Outras vezes nosso coração nos condena em tudo. Nosso coração não nos dá paz. Nós nos tornamos pessoas insatisfeitas, pois ele está nos cobrando a todo momento uma atitude, uma posição diante das coisas e dos fatos. Ele exige que nossas ações seja norteadas por uma pureza total. É possível que nesse caso nosso coração assimilou tanto a lei que, em vez de nos ajudar e nos orientar, nosso coração torna-se um carrasco legalista. Ele não é mais movido por sentimentos e intenções verdadeiras, mas por leis rígidas que lhe foram impostas. Ele funciona como uma máquina de calcular: isso é certo e isso é errado; faça isso e não faça aquilo. Nosso coração parece cobrar de nós uma perfeição que não podemos alcançar. Ele não nos orienta mais a agir por amor, mas nos torna escravos de preceitos, de normas, regras, de leis.
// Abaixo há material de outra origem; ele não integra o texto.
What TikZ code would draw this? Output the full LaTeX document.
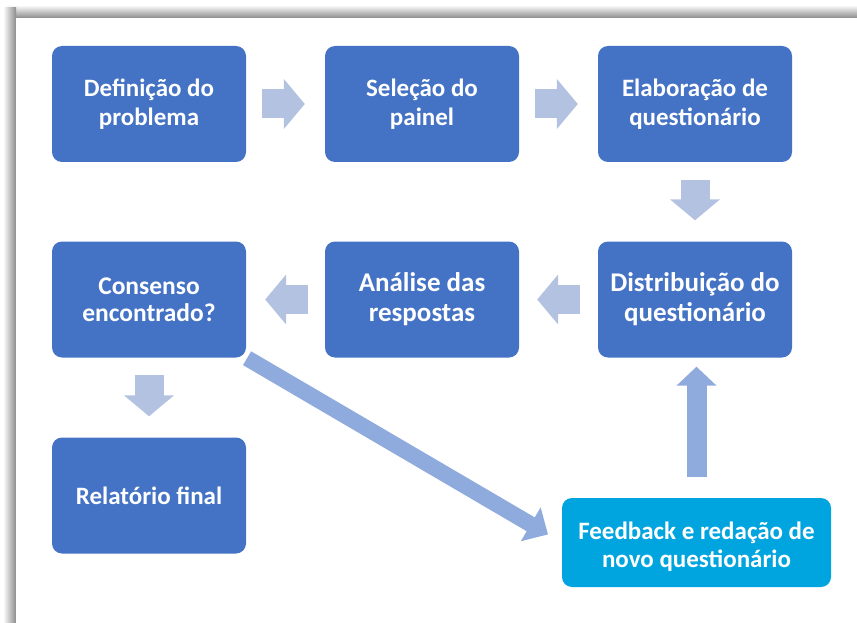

Nosso coração é nosso ponto de orientação no amor a Deus e ao próximo. Se ele está tão relaxado que não nos faz mais ouvir a nossa voz interior ou está tão enrijecido pela lei que não cessa de impor comportamentos, ele não nos orienta mais.

Que o período de Quaresma seja uma oportunidade para essa preparação que envolve a provação. Que nos deixemos provar para recuperarmos nossa voz interior, nosso coração. Se porém, sairmos dessa experiência pesados ou carregados de culpa ou condenação, vale lembrar aqui o que encontramos em 1 Jo 3.20: Se nosso coração nos condena, sabemos que Deus é maior do que o nosso coração. Não sucumbiremos na provação nem na tentação do tempo de Quaresma. Esse é sentido do domingo de Páscoa para onde a Quaresma aponta: DEUS É MAIOR QUE O NOSSO CORAÇÃO.